(THE EXERCISE)
Skip the pictures, please, and write out exactly the lines from the opening of the data through the line containing "ax = fig.add_axes([0.088, 0.1696, 0.8775, 0.7978])".

(MATERIAL)
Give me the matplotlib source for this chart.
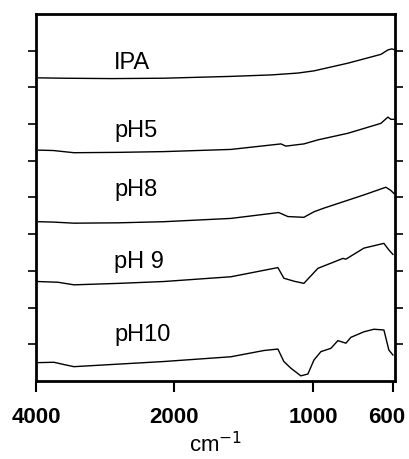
import numpy as np
import matplotlib.pyplot as plt
import matplotlib.transforms as mtransforms


# wavenumbers (cm-1) and stacked trace heights
ipa_wn = [3960, 3600, 2900, 2150, 1590, 1300, 1110, 995, 825, 660, 625, 605, 595]
ipa_y = [8.26, 8.25, 8.24, 8.25, 8.30, 8.34, 8.39, 8.45, 8.66, 8.90, 9.02, 9.05, 9.03]

ph5_wn = [3960, 3750, 3450, 2800, 2150, 1590, 1230, 1195, 1065, 975, 825, 660, 625, 610, 595]
ph5_y = [6.29, 6.28, 6.22, 6.23, 6.25, 6.31, 6.46, 6.40, 6.46, 6.57, 6.75, 7.02, 7.19, 7.13, 7.13]

ph8_wn = [3960, 3750, 3450, 2800, 2150, 1590, 1246, 1180, 1065, 995, 945, 845, 745, 635, 610, 595]
ph8_y = [4.34, 4.33, 4.30, 4.31, 4.34, 4.43, 4.59, 4.48, 4.46, 4.61, 4.71, 4.89, 5.07, 5.28, 5.19, 5.11]

ph9_wn = [3970, 3680, 3450, 2800, 2150, 1590, 1252, 1209, 1137, 1065, 975, 910, 850, 835,
          745, 645, 620, 600]
ph9_y = [2.71, 2.69, 2.62, 2.66, 2.71, 2.84, 3.09, 2.80, 2.72, 2.66, 3.07, 3.21, 3.34, 3.32,
         3.62, 3.75, 3.57, 3.45]

ph10_wn = [3970, 3740, 3600, 3450, 2800, 2150, 1590, 1353, 1252, 1209, 1159, 1087, 1036,
           995, 960, 910, 875, 835, 810, 745, 695, 645, 620, 600]
ph10_y = [0.50, 0.51, 0.45, 0.39, 0.46, 0.53, 0.66, 0.83, 0.87, 0.53, 0.35, 0.14, 0.19,
          0.57, 0.80, 0.89, 1.10, 1.03, 1.19, 1.34, 1.41, 1.39, 0.84, 0.71]

LABELS = ["IPA", "pH5", "pH8", "pH 9", "pH10"]
LABEL_Y = [8.53, 6.68, 5.07, 3.11, 1.12]   # baselines
LABEL_WN = 2870

X_TICKS = [4000, 2000, 1000, 600]

# the instrument changes its chart scale at 2000 and 1000 cm-1
SCALE_WN = [500, 600, 1000, 2000, 4000, 4500]
SCALE_POS = [-20, 0, 80, 219, 357, 391.5]


def forward(wn):
    return np.interp(wn, SCALE_WN, SCALE_POS)


def inverse(pos):
    return np.interp(pos, SCALE_POS, SCALE_WN)


def main() -> None:
    plt.rcParams["font.family"] = ["Liberation Sans", "DejaVu Sans"]

    fig = plt.figure(figsize=(4.09, 4.6), dpi=100)
    ax = fig.add_axes([0.088, 0.1696, 0.8775, 0.7978])

    spectra = [(ipa_wn, ipa_y), (ph5_wn, ph5_y), (ph8_wn, ph8_y),
               (ph9_wn, ph9_y), (ph10_wn, ph10_y)]
    for wn, y in spectra:
        ax.plot(wn, y, color="black", lw=1.0)

    for label, ly in zip(LABELS, LABEL_Y):
        ax.text(LABEL_WN, ly, label, fontsize=17, ha="left", va="baseline")

    ax.set_xscale("function", functions=(forward, inverse))
    ax.set_xlim(4000, 590)
    ax.set_ylim(0, 10)

    ax.set_xticks(X_TICKS)
    ax.set_xticklabels([str(t) for t in X_TICKS], fontsize=16, fontweight="bold")
    ax.set_yticks(range(1, 10))
    ax.set_yticklabels([])
    ax.tick_params(axis="x", direction="out", length=8, width=1.5, pad=10)
    ax.tick_params(axis="y", direction="out", length=6, width=1.2,
                   left=True, right=True)
    ax.minorticks_off()

    # nudge "600" inward so it stays inside the figure
    last = ax.get_xticklabels()[-1]
    last.set_transform(last.get_transform() +
                       mtransforms.ScaledTranslation(-6 / 100, 0, fig.dpi_scale_trans))

    for side in ["left", "right", "top", "bottom"]:
        ax.spines[side].set_linewidth(2.0)

    ax.set_xlabel("cm$^{-1}$", fontsize=16, labelpad=3)

    fig.savefig("out.png", dpi=100)
    plt.close(fig)


if __name__ == "__main__":
    main()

(EXERCISE SOLUTION)
Give me the matplotlib source for this chart.
import numpy as np
import matplotlib.pyplot as plt
import matplotlib.transforms as mtransforms


# wavenumbers (cm-1) and stacked trace heights
ipa_wn = [3960, 3600, 2900, 2150, 1590, 1300, 1110, 995, 825, 660, 625, 605, 595]
ipa_y = [8.26, 8.25, 8.24, 8.25, 8.30, 8.34, 8.39, 8.45, 8.66, 8.90, 9.02, 9.05, 9.03]

ph5_wn = [3960, 3750, 3450, 2800, 2150, 1590, 1230, 1195, 1065, 975, 825, 660, 625, 610, 595]
ph5_y = [6.29, 6.28, 6.22, 6.23, 6.25, 6.31, 6.46, 6.40, 6.46, 6.57, 6.75, 7.02, 7.19, 7.13, 7.13]

ph8_wn = [3960, 3750, 3450, 2800, 2150, 1590, 1246, 1180, 1065, 995, 945, 845, 745, 635, 610, 595]
ph8_y = [4.34, 4.33, 4.30, 4.31, 4.34, 4.43, 4.59, 4.48, 4.46, 4.61, 4.71, 4.89, 5.07, 5.28, 5.19, 5.11]

ph9_wn = [3970, 3680, 3450, 2800, 2150, 1590, 1252, 1209, 1137, 1065, 975, 910, 850, 835,
          745, 645, 620, 600]
ph9_y = [2.71, 2.69, 2.62, 2.66, 2.71, 2.84, 3.09, 2.80, 2.72, 2.66, 3.07, 3.21, 3.34, 3.32,
         3.62, 3.75, 3.57, 3.45]

ph10_wn = [3970, 3740, 3600, 3450, 2800, 2150, 1590, 1353, 1252, 1209, 1159, 1087, 1036,
           995, 960, 910, 875, 835, 810, 745, 695, 645, 620, 600]
ph10_y = [0.50, 0.51, 0.45, 0.39, 0.46, 0.53, 0.66, 0.83, 0.87, 0.53, 0.35, 0.14, 0.19,
          0.57, 0.80, 0.89, 1.10, 1.03, 1.19, 1.34, 1.41, 1.39, 0.84, 0.71]

LABELS = ["IPA", "pH5", "pH8", "pH 9", "pH10"]
LABEL_Y = [8.53, 6.68, 5.07, 3.11, 1.12]   # baselines
LABEL_WN = 2870

X_TICKS = [4000, 2000, 1000, 600]

# the instrument changes its chart scale at 2000 and 1000 cm-1
SCALE_WN = [500, 600, 1000, 2000, 4000, 4500]
SCALE_POS = [-20, 0, 80, 219, 357, 391.5]


def forward(wn):
    return np.interp(wn, SCALE_WN, SCALE_POS)


def inverse(pos):
    return np.interp(pos, SCALE_POS, SCALE_WN)


def main() -> None:
    plt.rcParams["font.family"] = ["Liberation Sans", "DejaVu Sans"]

    fig = plt.figure(figsize=(4.09, 4.6), dpi=100)
    ax = fig.add_axes([0.088, 0.1696, 0.8775, 0.7978])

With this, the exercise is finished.